Confidence interval for the Proportion Question on my Homework:
The Pew Research Center has conducted extensive research on the young adult population (Pew Research website, November 6, 2012). One finding was that 93% of adults aged 18 to 29 use the Internet. Another finding was that 21% of those aged 18 to 28 are married. Assume the sample size associated with both findings is 500.
Round your answers to four decimal places.
A.  Develop a 95% confidence interval for the proportion of adults aged 18 to 29 that use the Internet.
B.  Develop a 99% confidence interval for the proportion of adults aged 18 to 28 that are married.
Hate to say it, missed this day of class and i am having a hard time working this one out. Anyone got any clue?
 A: The aim of a confidence interval is to estimate an interval for a population parameter using sample information. In this case we are interested in estimating a confidence interval for the population proportion $p$ of adults aged $18$ to $29$ that use the internet. To that end, we draw a sample of size $n=500$ adults with ages in $[18,29]$ and check how many of them are using the internet. This is the sample proportion $\hat{p}$ and it appears that $\hat{p} = 0.93$. A $95\%$ confidence interval for $p$ is then given by (recheck the calculation)

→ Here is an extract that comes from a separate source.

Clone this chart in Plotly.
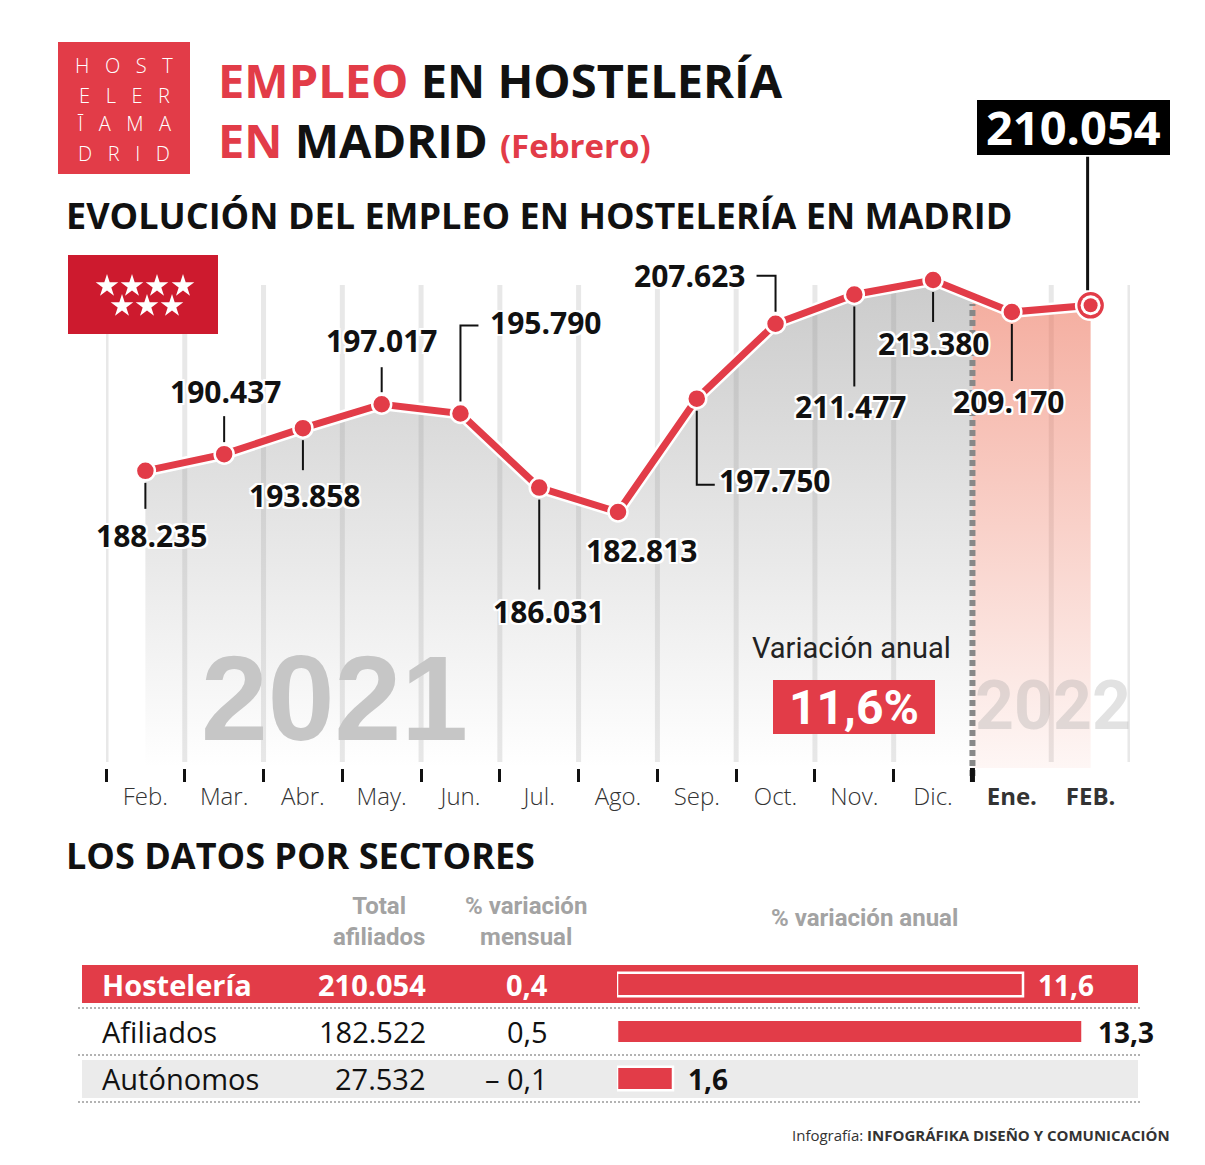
import plotly.graph_objects as go

# ---------------- data ----------------
months = ["Feb.", "Mar.", "Abr.", "May.", "Jun.", "Jul.", "Ago.", "Sep.", "Oct.", "Nov.", "Dic.", "Ene.", "FEB."]
empleo = [188235, 190437, 193858, 197017, 195790, 186031, 182813, 197750, 207623, 211477, 213380, 209170, 210054]
years = ["2021", "2022"]
variacion_anual_total = 11.6

sectores = ["Hostelería", "Afiliados", "Autónomos"]
total_afiliados = [210054, 182522, 27532]
var_mensual = [0.4, 0.5, -0.1]
var_anual = [11.6, 13.3, 1.6]

# ---------------- helpers ----------------
W, H = 1205, 1165
OFF = 8                      # page body margin
FW, FH = W - 2 * OFF, H - 2 * OFF
RED = "#e23c48"
INK = "#111111"
FONT = "Open Sans"
COND = "Roboto"


def px(x):
    return (x - OFF) / FW


def py(y):
    return 1 - (y - OFF) / FH


def es_int(v):
    return f"{v:,}".replace(",", ".")


def es_dec(v):
    s = f"{abs(v):.1f}".replace(".", ",")
    return ("– " + s) if v < 0 else s


annotations = []
shapes = []


def ann(text, x, y, size, color=INK, family=FONT, weight=400, xanchor="center", yanchor="middle", **kw):
    annotations.append(dict(text=text, x=px(x), y=py(y), xref="paper", yref="paper", showarrow=False,
                            xanchor=xanchor, yanchor=yanchor,
                            font=dict(family=family, size=size, color=color, weight=weight), **kw))


def rect(x0, y0, x1, y1, color, layer="below", line=None):
    shapes.append(dict(type="rect", xref="paper", yref="paper", x0=px(x0), x1=px(x1), y0=py(y1), y1=py(y0),
                       fillcolor=color, line=line or dict(width=0), layer=layer))


xi = list(range(len(months)))
split = 10.5
mid_val = (empleo[10] + empleo[11]) / 2
Y_RANGE = [149080, 215360]

fig = go.Figure()

# gradient areas
fig.add_trace(go.Scatter(
    x=xi[:11] + [split], y=empleo[:11] + [mid_val], mode="none", fill="tozeroy",
    fillgradient=dict(type="vertical", start=Y_RANGE[0], stop=max(empleo),
                      colorscale=[[0, "rgba(140,140,140,0)"], [1, "rgba(140,140,140,0.45)"]]),
    hoverinfo="skip", showlegend=False))
fig.add_trace(go.Scatter(
    x=[split] + xi[11:], y=[mid_val] + empleo[11:], mode="none", fill="tozeroy",
    fillgradient=dict(type="vertical", start=Y_RANGE[0], stop=max(empleo),
                      colorscale=[[0, "rgba(236,110,85,0.06)"], [1, "rgba(236,110,85,0.58)"]]),
    hoverinfo="skip", showlegend=False))

# line with white halo
fig.add_trace(go.Scatter(x=xi, y=empleo, mode="lines", line=dict(color="white", width=12),
                         hoverinfo="skip", showlegend=False))
fig.add_trace(go.Scatter(x=xi, y=empleo, mode="lines+markers", line=dict(color=RED, width=7),
                         marker=dict(size=19, color=RED, line=dict(color="white", width=2.5)),
                         showlegend=False))
# highlighted last point
fig.add_trace(go.Scatter(x=xi[-1:], y=empleo[-1:], mode="markers",
                         marker=dict(size=29, color=RED, line=dict(color="white", width=2.5)), showlegend=False))
fig.add_trace(go.Scatter(x=xi[-1:], y=empleo[-1:], mode="markers",
                         marker=dict(size=20, color="white"), showlegend=False))
fig.add_trace(go.Scatter(x=xi[-1:], y=empleo[-1:], mode="markers",
                         marker=dict(size=14, color=RED), showlegend=False))

# sector bars
fig.add_trace(go.Bar(x=var_anual, y=list(range(len(sectores))), orientation="h", width=0.5,
                     marker=dict(color=RED, line=dict(color="white", width=2.5)),
                     xaxis="x3", yaxis="y3", showlegend=False, hoverinfo="skip"))

# Madrid flag stars (decoration, drawn in the flag's own little frame)
fig.add_trace(go.Scatter(x=[39, 64, 89, 115, 54, 79, 104], y=[31, 31, 31, 31, 51, 51, 51],
                         mode="markers", marker=dict(symbol="star", size=17, color="white"),
                         xaxis="x4", yaxis="y4", hoverinfo="skip", showlegend=False))

# ---------------- chart decorations ----------------
for k in range(len(months) + 1):
    g = k - 0.5
    if g == split:
        continue
    shapes.append(dict(type="line", xref="x", yref="paper", x0=g, x1=g, y0=py(762), y1=py(285),
                       line=dict(color="#e8e8e8", width=5), layer="below"))

rect(68, 255, 218, 334, "#cd1a2e")

# year separator
shapes.append(dict(type="line", xref="x", yref="paper", x0=split, x1=split, y0=py(776), y1=py(304),
                   line=dict(color="#888888", width=6, dash="6px,4px"), layer="above"))
shapes.append(dict(type="line", xref="x", yref="paper", x0=split, x1=split, y0=py(782), y1=py(768),
                   line=dict(color="#111", width=5), layer="above"))

# value labels + leaders
label_pos = [(6, -65), (1, 63), (2, -67), (0, 64), (85, 91), (9, -124), (23, -38),
             (78, -82), (-86, 48), (-4, -112), (0, -63), (-3, -90)]
leader_path = {0: "M0,-12 L0,-38", 1: "M0,12 L0,38", 2: "M0,-12 L0,-42", 3: "M0,12 L0,37",
               4: "M0,12 L0,88 L18,88", 5: "M0,-12 L0,-102", 7: "M0,-12 L0,-86 L18,-86",
               8: "M0,12 L0,48 L-19,48", 9: "M0,-12 L0,-92", 10: "M0,-12 L0,-42", 11: "M0,-12 L0,-69"}
halo = ", ".join(f"{a}px {b}px 0 #fff" for a, b in
                 [(2, 0), (-2, 0), (0, 2), (0, -2), (2, 2), (-2, -2), (2, -2), (-2, 2)])
for i, (dx, dy) in enumerate(label_pos):
    annotations.append(dict(text=es_int(empleo[i]), x=i, y=empleo[i], xref="x", yref="y", showarrow=False,
                            xshift=dx, yshift=dy,
                            font=dict(family=FONT, size=30, weight=700, color=INK, shadow=halo)))
    if i in leader_path:
        shapes.append(dict(type="path", xref="x", yref="y", xsizemode="pixel", ysizemode="pixel",
                           xanchor=i, yanchor=empleo[i], path=leader_path[i],
                           line=dict(color=INK, width=2), layer="above"))

# last value highlighted box with leader
annotations.append(dict(text="", x=xi[-1], y=empleo[-1], xref="x", yref="y", showarrow=True,
                        ax=0, ay=-150, arrowhead=0, arrowwidth=3, arrowcolor=INK, standoff=15, xshift=-3))
rect(977, 100, 1170, 155, "#000", layer="above")
ann(es_int(empleo[-1]), 1073, 127, 47, color="white", weight=700)

# watermarks
ann(years[0], 334, 698, 120, color="#c6c6c6", family="Liberation Sans", weight=700)
ann(years[1], 1053, 706, 68, color="rgba(160,160,160,0.30)", family=COND, weight=700)

# variation box
ann("Variación anual", 851, 648, 29, color="#222", family=COND)
rect(773, 680, 935, 734, RED, layer="above")
ann(es_dec(variacion_anual_total) + "%", 854, 707, 48, color="white", family=COND, weight=700)

# ---------------- header ----------------
rect(58, 42, 190, 174, RED)
logo_rows = ["HOST", "ELER", "ĪAMA", "DRID"]
for r, word in enumerate(logo_rows):
    ann("   ".join(word), 124, 66 + r * 29, 20, color="white", weight=300)

ann(f"<span style='color:{RED}'>EMPLEO</span> EN HOSTELERÍA", 216, 80, 47, weight=700, xanchor="left")
ann(f"<span style='color:{RED}'>EN</span> MADRID <span style='color:{RED};font-size:33px'>(Febrero)</span>",
    216, 140, 47, weight=700, xanchor="left")
ann("EVOLUCIÓN DEL EMPLEO EN HOSTELERÍA EN MADRID", 64, 215, 36, weight=700, xanchor="left")

# ---------------- table ----------------
ann("LOS DATOS POR SECTORES", 64, 855, 36, weight=700, xanchor="left")
GRAY = "#a3a3a3"
ann("Total<br>afiliados", 379, 921, 24, color=GRAY, family=COND, weight=700)
ann("% variación<br>mensual", 526, 921, 24, color=GRAY, family=COND, weight=700)
ann("% variación anual", 864, 918, 24, color=GRAY, family=COND, weight=700)

rect(82, 965, 1138, 1003, RED)
rect(82, 1060, 1138, 1098, "#ebebeb")
for yy in [1008, 1055, 1102]:
    shapes.append(dict(type="line", xref="paper", yref="paper", x0=px(78), x1=px(1140), y0=py(yy), y1=py(yy),
                       line=dict(color="#9a9a9a", width=1.5, dash="2px,2px"), layer="below"))

row_y = [984, 1031, 1078]
for r, name in enumerate(sectores):
    first = r == 0
    col = "white" if first else INK
    wt = 700 if first else 400
    ann(name, 100, row_y[r], 29, color=col, weight=wt, xanchor="left")
    ann(es_int(total_afiliados[r]), 428, row_y[r], 29, color=col, weight=wt, xanchor="right")
    ann(es_dec(var_mensual[r]), 550, row_y[r], 29, color=col, weight=wt, xanchor="right")
    annotations.append(dict(text=es_dec(var_anual[r]), x=var_anual[r], y=r, xref="x3", yref="y3",
                            showarrow=False, xanchor="left", xshift=13,
                            font=dict(family=FONT, size=28, weight=700, color=col)))

ann("Infografía: <b>INFOGRÁFIKA DISEÑO Y COMUNICACIÓN</b>", 1172, 1135, 15, color="#333", xanchor="right")

# ---------------- layout ----------------
tick_text = [f"<b>{m}</b>" if k >= 11 else m for k, m in enumerate(months)]
fig.update_layout(
    width=FW, height=FH, autosize=False,
    margin=dict(l=0, r=0, t=0, b=0),
    paper_bgcolor="white", plot_bgcolor="rgba(0,0,0,0)",
    showlegend=False,
    xaxis=dict(domain=[px(106), px(1130)], range=[-0.5, 12.5], anchor="y",
               tickmode="array", tickvals=xi, ticktext=tick_text, ticks="",
               tickfont=dict(family=FONT, size=24, color="#333", weight=300),
               ticklabelstandoff=12, showgrid=False, zeroline=False, showline=False,
               minor=dict(tickmode="array", tickvals=[k - 0.5 for k in range(12)], ticks="outside",
                          ticklen=13, tickwidth=2.5, tickcolor=INK, showgrid=False),
               fixedrange=True),
    yaxis=dict(domain=[py(768), py(265)], range=Y_RANGE, visible=False, fixedrange=True),
    xaxis3=dict(domain=[px(617), px(1138)], range=[0, 521 / 35], anchor="y3", visible=False),
    yaxis3=dict(domain=[py(1102), py(961)], range=[2.5, -0.5], anchor="x3", visible=False),
    xaxis4=dict(domain=[px(68), px(218)], range=[0, 150], anchor="y4", visible=False, fixedrange=True),
    yaxis4=dict(domain=[py(334), py(255)], range=[79, 0], anchor="x4", visible=False, fixedrange=True),
    shapes=shapes, annotations=annotations,
)

fig.write_html("out.html")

$$\left[\hat{p} - z_{1-\alpha/2}\sqrt{\frac{\hat{p}(1-\hat{p})}{n}},\hat{p} + z_{1-\alpha/2}\sqrt{\frac{\hat{p}(1-\hat{p})}{n}}\right] = [0.9297, 0.93026],$$
where $\alpha = 0.05$ and hence $z_{1-\alpha/2} = 1.96$. The conclusion is that you are $95\%$ confident that the population proportion $p$ lies in the above interval. Note that is not the same as saying 'the probability that $p$ lies in $[0.9297,0.93026]$ is $0.95$'. The latter statement is invalid since $p$ is a number, so it either lies in the interval or it doesn't. 
Exercise B. is completely similar with a different $\alpha = 0.01$. 
A: The number of positive answers to either question is Bernoulli distributed which means that its $\sigma = \sqrt{np(1-p)$.  You don't know what $p$ is but you can estimate it from the fraction observed in the sample.
So for the first problem, $\sigma = \sqrt{500\cdot 0.93 \cdot 0.07}.  Then you can look up in tables for the $z$-test and find that the 95% confidence interval is $\pm 1.96\sigma}$
The second problem is done in the same way, except the 99% CI is at about $2.57 \sigma$.